Maman menegaskan bahwa pernyataan Fadli Zon melukai perasaan para korban. Ia menekankan perlunya kehati-hatian dalam penulisan sejarah terkait peristiwa Mei 1998. “Ini menyakiti kenyataan bahwa pernah terjadi kekerasan seksual terhadap perempuan di negeri ini. Menghilangkan fakta bahwa tahun 1998 tidak ada apa-apa adalah sesuatu yang sangat menyakitkan,” tegasnya.

PKB, lanjut Maman, mengecam segala bentuk kekerasan dan akan menjadi garda terdepan dalam melindungi perempuan dan anak-anak. “Kami ingin menyerukan, termasuk PKB, untuk memperjuangkan undang-undang anti-kekerasan seksual. Kita harus menjadi yang terdepan dalam menyelamatkan perempuan dan anak-anak dari kekerasan, terutama kekerasan seksual,” ungkapnya.

Sebelumnya, sejumlah aktivis perempuan juga mengecam pernyataan Fadli Zon dan menuntut permintaan maaf. Komnas Perempuan mengingatkan bahwa laporan resmi Tim Gabungan Pencari Fakta (TGPF) terkait kerusuhan Mei 1998 menemukan 85 kasus kekerasan seksual, termasuk 52 kasus perkosaan. Temuan ini telah disampaikan kepada Presiden BJ Habibie dan menjadi dasar pengakuan resmi negara, yang kemudian ditindaklanjuti dengan pembentukan Komnas Perempuan melalui Keppres No 181 Tahun 1998.

Komnas Perempuan menyatakan bahwa penyintas tragedi ini telah lama memikul beban, sehingga pernyataan Fadli Zon dinilai menyakitkan dan memperpanjang impunitas. “Penyintas sudah terlalu lama memikul beban dalam diam.
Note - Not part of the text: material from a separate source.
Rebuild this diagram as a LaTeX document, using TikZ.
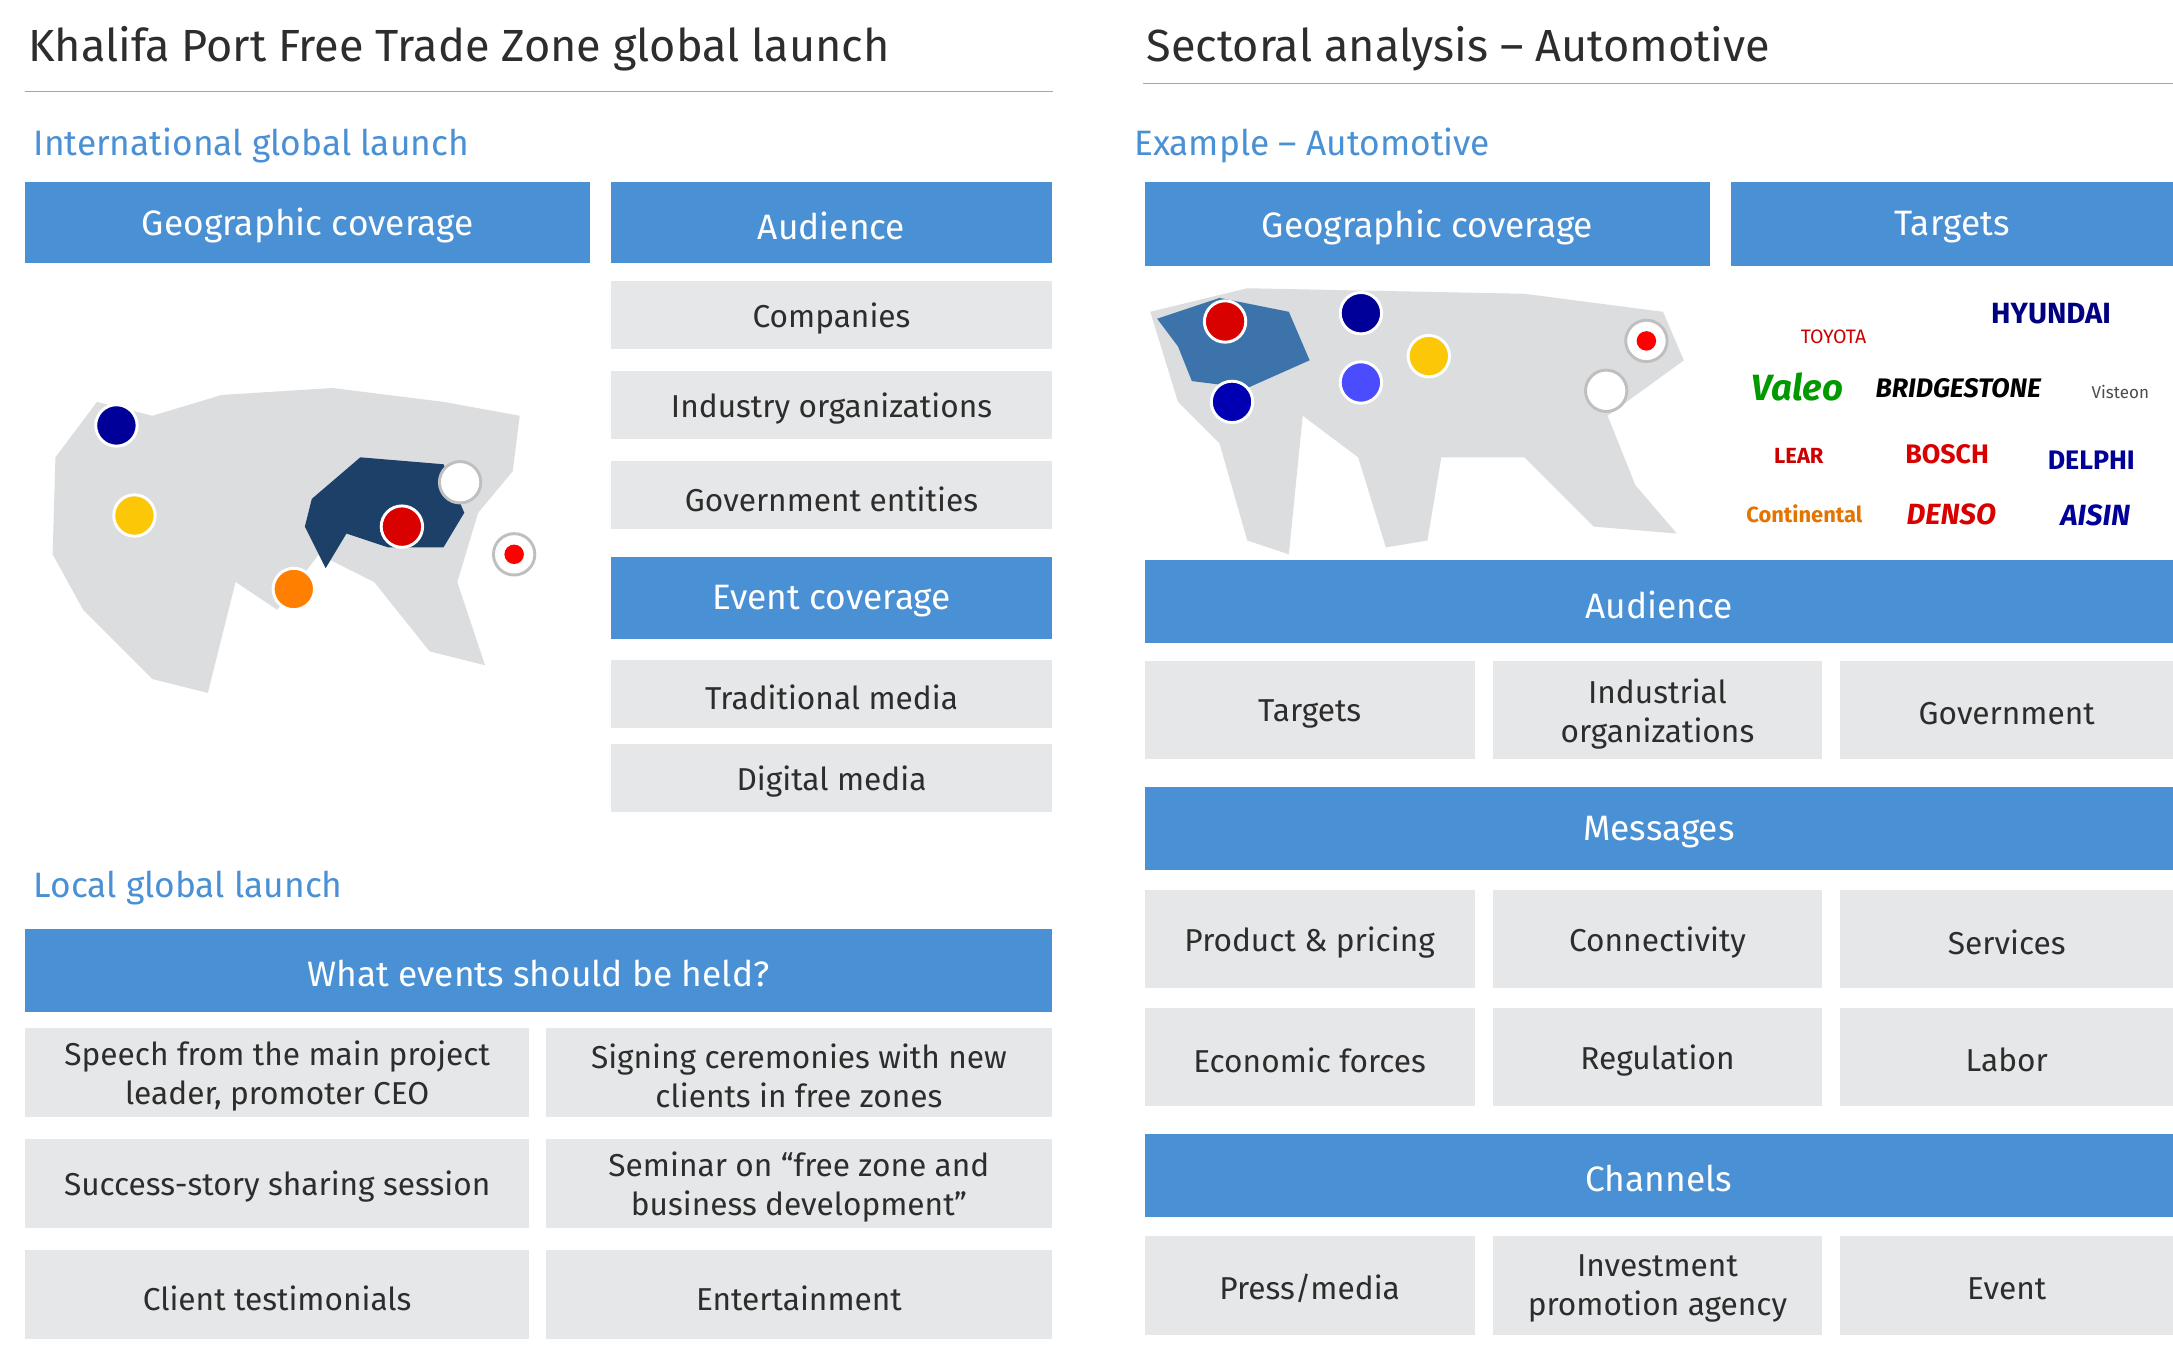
\documentclass[tikz,border=0pt]{standalone}
\usepackage{fontspec}
\setmainfont{Fira Sans}
\definecolor{hdrblue}{RGB}{74,144,212}
\definecolor{cellgray}{RGB}{230,231,232}
\definecolor{mapgray}{RGB}{220,221,223}
\definecolor{mapdark}{RGB}{28,64,104}
\definecolor{txtdark}{RGB}{45,45,45}
\tikzset{
  hdr/.style={fill=hdrblue, text=white, font=\fontsize{14.5}{17}\selectfont, inner sep=0pt, align=center},
  cellbox/.style={fill=cellgray, text=txtdark, font=\fontsize{13}{16}\selectfont, inner sep=0pt, align=center},
  subttl/.style={text=hdrblue, anchor=west, font=\fontsize{14.5}{17}\selectfont, inner sep=0pt},
  mainttl/.style={text=txtdark, anchor=west, font=\fontsize{18.5}{21}\selectfont, inner sep=0pt},
  flag/.style={circle, draw=white, line width=1.2pt, minimum size=17pt, inner sep=0pt},
  logo/.style={font=\fontsize{9}{10}\selectfont\bfseries, inner sep=0pt}
}
% \cell{name}{style}{x1}{y1}{x2}{y2}{text}
\newcommand\cell[7]{%
  \fill[#2] (#3,#4) rectangle (#5,#6);
  \node[#2, fill=none] (#1) at ({(#3+#5)/2},{(#4+#6)/2+2.5}) {#7};}
\begin{document}
\begin{tikzpicture}[x=0.02cm, y=-0.02cm]
	\useasboundingbox[fill=white] (0,0) rectangle (1568,972);
	% left panel
	\node[mainttl] (lttl) at (20,35) {Khalifa Port Free Trade Zone global launch};
	\draw[gray!70] (18,66) -- (760,66);
	\node[subttl] (intl) at (24,105) {International global launch};
	\cell{lgeo}{hdr}{18}{131}{426}{190}{Geographic coverage}
	\cell{laud}{hdr}{441}{131}{759}{190}{Audience}
	\cell{comp}{cellbox}{441}{203}{759}{252}{Companies}
	\cell{indo}{cellbox}{441}{268}{759}{317}{Industry organizations}
	\cell{gove}{cellbox}{441}{333}{759}{382}{Government entities}
	\cell{evcov}{hdr}{441}{402}{759}{461}{Event coverage}
	\cell{trad}{cellbox}{441}{476}{759}{525}{Traditional media}
	\cell{digi}{cellbox}{441}{537}{759}{586}{Digital media}
	% left map
	\fill[mapgray] (40,330) -- (70,290) -- (110,300) -- (160,285) -- (240,280) -- (320,290) -- (375,300) -- (370,340) -- (345,370) -- (330,420) -- (350,480) -- (310,470) -- (270,420) -- (230,400) -- (200,440) -- (170,420) -- (150,500) -- (110,490) -- (60,440) -- (38,400) -- cycle;
	\fill[mapdark] (225,360) -- (260,330) -- (320,335) -- (335,370) -- (320,395) -- (280,395) -- (250,385) -- (235,410) -- (220,380) -- cycle;
	\node[flag, fill=blue!60!black] (uk) at (84,307) {};
	\node[flag, fill=yellow!80!red] (de) at (97,372) {};
	\node[flag, fill=orange] (in) at (212,425) {};
	\node[flag, fill=red!85!black] (cn) at (290,380) {};
	\node[flag, fill=white, draw=gray!50] (kr) at (332,348) {};
	\node[flag, fill=white, draw=gray!50] (jp) at (371,400) {};
	\fill[red] (jp) circle (4pt);
	\node[subttl] (local) at (24,641) {Local global launch};
	\cell{what}{hdr}{18}{670}{759}{730}{What events should be held?}
	\cell{spch}{cellbox}{18}{742}{382}{806}{Speech from the main project\\leader, promoter CEO}
	\cell{sign}{cellbox}{394}{742}{759}{806}{Signing ceremonies with new\\clients in free zones}
	\cell{succ}{cellbox}{18}{822}{382}{886}{Success-story sharing session}
	\cell{semi}{cellbox}{394}{822}{759}{886}{Seminar on “free zone and\\business development”}
	\cell{clnt}{cellbox}{18}{902}{382}{966}{Client testimonials}
	\cell{ente}{cellbox}{394}{902}{759}{966}{Entertainment}
	% right panel
	\node[mainttl] (rttl) at (827,35) {Sectoral analysis – Automotive};
	\draw[gray!70] (825,60) -- (1568,60);
	\node[subttl] (exmp) at (818,105) {Example – Automotive};
	\cell{rgeo}{hdr}{826}{131}{1234}{192}{Geographic coverage}
	\cell{rtgt}{hdr}{1249}{131}{1568}{192}{Targets}
	% right map
	\fill[mapgray] (830,225) -- (900,208) -- (1000,210) -- (1100,212) -- (1200,225) -- (1215,260) -- (1160,300) -- (1180,350) -- (1210,385) -- (1150,380) -- (1100,330) -- (1040,330) -- (1030,390) -- (1000,395) -- (980,330) -- (940,300) -- (930,400) -- (900,390) -- (880,320) -- (850,290) -- cycle;
	\fill[hdrblue!80!black] (835,230) -- (880,215) -- (930,225) -- (945,260) -- (900,280) -- (860,275) -- (850,250) -- cycle;
	\node[flag, fill=red!85!black] (ca) at (884,232) {};
	\node[flag, fill=blue!60!black] (uk2) at (982,226) {};
	\node[flag, fill=blue!70!black] (us) at (889,290) {};
	\node[flag, fill=blue!70!white] (fr) at (982,276) {};
	\node[flag, fill=yellow!80!red] (de2) at (1031,257) {};
	\node[flag, fill=white, draw=gray!50] (kr2) at (1159,282) {};
	\node[flag, fill=white, draw=gray!50] (jp2) at (1188,246) {};
	\fill[red] (jp2) circle (4pt);
	% logos
	\node[logo, text=red!80!black, font=\fontsize{8}{9}\selectfont] (toyota) at (1323,243) {TOYOTA};
	\node[logo, text=blue!50!black, font=\fontsize{12}{12}\selectfont\bfseries] (hyun) at (1480,226) {HYUNDAI};
	\node[logo, text=green!60!black, font=\fontsize{15}{15}\selectfont\bfseries\itshape] (valeo) at (1297,279) {Valeo};
	\node[logo, text=black, font=\fontsize{11}{11}\selectfont\bfseries\itshape] (bridg) at (1413,280) {BRIDGESTONE};
	\node[logo, text=gray!60!black, font=\fontsize{7}{8}\selectfont] (vist) at (1530,283) {Visteon};
	\node[logo, text=red!80!black] (lear) at (1298,329) {LEAR};
	\node[logo, text=red!85!black, font=\fontsize{11}{11}\selectfont\bfseries] (bosch) at (1405,328) {BOSCH};
	\node[logo, text=blue!60!black, font=\fontsize{11}{11}\selectfont\bfseries] (delphi) at (1509,332) {DELPHI};
	\node[logo, text=orange!90!black] (conti) at (1302,371) {Continental};
	\node[logo, text=red!85!black, font=\fontsize{12}{12}\selectfont\bfseries\itshape] (denso) at (1408,371) {DENSO};
	\node[logo, text=blue!60!black, font=\fontsize{12}{12}\selectfont\bfseries\itshape] (aisin) at (1512,372) {AISIN};
	\cell{raud}{hdr}{826}{404}{1568}{464}{Audience}
	\cell{atgt}{cellbox}{826}{477}{1064}{548}{Targets}
	\cell{aind}{cellbox}{1077}{477}{1315}{548}{Industrial\\organizations}
	\cell{agov}{cellbox}{1328}{477}{1568}{548}{Government}
	\cell{msgs}{hdr}{826}{568}{1568}{628}{Messages}
	\cell{prod}{cellbox}{826}{642}{1064}{713}{Product \& pricing}
	\cell{conn}{cellbox}{1077}{642}{1315}{713}{Connectivity}
	\cell{serv}{cellbox}{1328}{642}{1568}{713}{Services}
	\cell{econ}{cellbox}{826}{727}{1064}{798}{Economic forces}
	\cell{regu}{cellbox}{1077}{727}{1315}{798}{Regulation}
	\cell{labo}{cellbox}{1328}{727}{1568}{798}{Labor}
	\cell{chan}{hdr}{826}{818}{1568}{878}{Channels}
	\cell{pres}{cellbox}{826}{892}{1064}{963}{Press/media}
	\cell{inve}{cellbox}{1077}{892}{1315}{963}{Investment\\promotion agency}
	\cell{evnt}{cellbox}{1328}{892}{1568}{963}{Event}
\end{tikzpicture}
\end{document}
Penyangkalan ini bukan hanya menyakitkan, tapi juga memperpanjang impunitas,” kata Komisioner Komnas Perempuan, Dahlia Madanih.

Komisioner Yuni Asriyanti menambahkan bahwa pengakuan atas kebenaran merupakan fondasi penting bagi proses pemulihan yang adil dan bermartabat. “Kami mendorong agar pernyataan tersebut dapat ditarik dan disampaikan permintaan maaf kepada penyintas dan masyarakat, sebagai wujud tanggung jawab moral dan komitmen terhadap prinsip hak asasi manusia,” pungkasnya.